Grecia, migranti, astensione elettorale: sono tre questioni che descrivono l’attuale stato di crisi dell’Europa, con qualche aggiunta di sapore etico (come la recente decisione sulle unioni omosessuali) e alcune idiozie di stampo burocratico, per esempio la curvatura delle banane o la lunghezza della pinna del pesce spada. Fra i tre problemi citati, il livello di non partecipazione al voto è una spia del disagio generale difficilmente eliminabile nelle consultazioni che si terranno in un prossimo futuro, anche a livello locale, qua e là nei paesi dell’Unione. All’esterno, la controprova in positivo è fornita dalla Turchia, dove un massiccio afflusso di votanti ha battuto la deriva autoritaria del governo, alle ultime politiche di giugno, con una partecipazione dell’86,5 per cento degli elettori, dimostrazione certa che questi credono nel valore del suffragio universale come arma civile e difesa del diritto.
Per sottolineare la serietà dell’argomento sarà sufficiente allineare alcune cifre, anche abbastanza recenti. Nelle consultazioni europee del 2014 la media dell’astensione è salita al 57 per cento, rispetto al 55,5 del 2009: gli elettori dei ventotto paesi sono aumentati in sette di essi (con il record belga all’89,6), hanno pareggiato in sei (Italia compresa) e sono crollati in 15 (con l’infimo risultato del 13,1 in Slovacchia). Il risultato ultimo è una partecipazione globale su scala europea del 45,5 per cento, in notevole calo rispetto al 62 della prima chiamata alle urne del 1979.
Si tratta di numeri che dovrebbero costituire un campanello d’allarme per quanti credono nei valori della partecipazione e sono un monito che ci riguarda da vicino.
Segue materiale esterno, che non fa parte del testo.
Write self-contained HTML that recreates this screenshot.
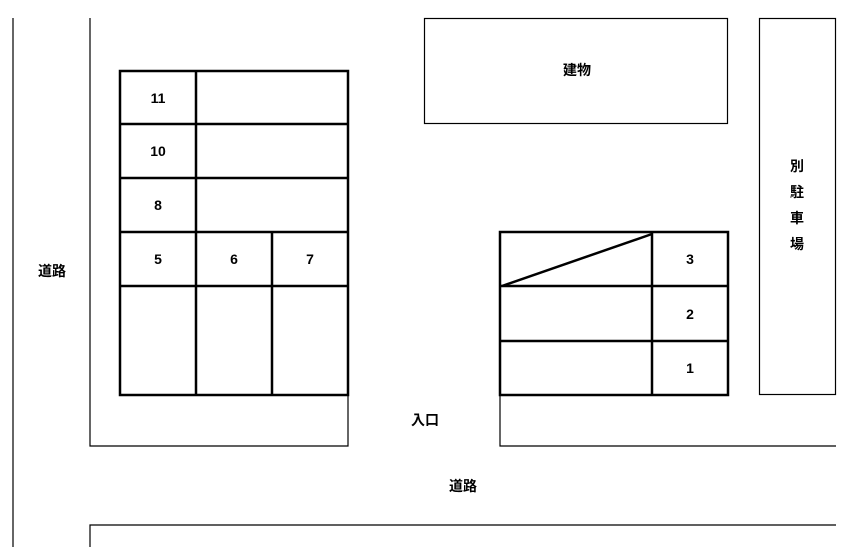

È infatti recente l’ultima tornata delle regionali italiane che ha visto come primo partito quello degli astenuti in sette regioni con una media del 47,8 per cento; soltanto la Toscana e le Marche hanno avuto un tasso di poco superiore alla metà degli aventi diritto (il Veneto leghista si è fermato al 42,84). Si capiscono quindi le ragioni di vittorie e sconfitte, come si comprendono le cause della “stanchezza della politica” in un paese come il nostro, per lungo tempo citato come disciplinato modello di elettorato partecipativo. In ogni caso, con un certo compiacimento possiamo ricordare che l’Abruzzo, con “appena” il 38,5 per cento di astensioni, è risultato, l’anno scorso, fra le regioni in testa alla classifica della buona volontà.
Le cifre che abbiamo citato (confermate nelle ultime settimane dalla mancata partecipazione della metà degli elettori alle presidenziali polacche, alle politiche portoghesi e alle amministrative francesi) fanno parte di un discorso complesso che chiama in causa non soltanto la politica e i suoi protagonisti ma anche le responsabilità dei cittadini: non basta infatti scaricare sui rappresentanti pubblici e sugli eletti il malumore (peraltro spesso giustificato) di chi assiste a scandali, malversazioni e corruzione maturati proprio nei palazzi del potere, perché è necessaria allo stesso tempo la capacità di scelte che coinvolgano tutti i soggetti di una democrazia matura.
Chi non vuole drammatizzare sull’astensionismo cita l’esempio degli Stati Uniti, dove a lungo meno di metà dei cittadini ha partecipato alle elezioni: tuttavia anche là si nota una inversione di tendenza, con un aumento delle percentuali di chi si reca alle urne, come se la gente si rendesse conto che il voto è un elemento importante per il funzionamento della comunità. E ci si può augurare che sul tema si sviluppi da noi un dibattito che interessi la società civile. A rischio, un giorno, di doversi pentire per non avervi preso parte.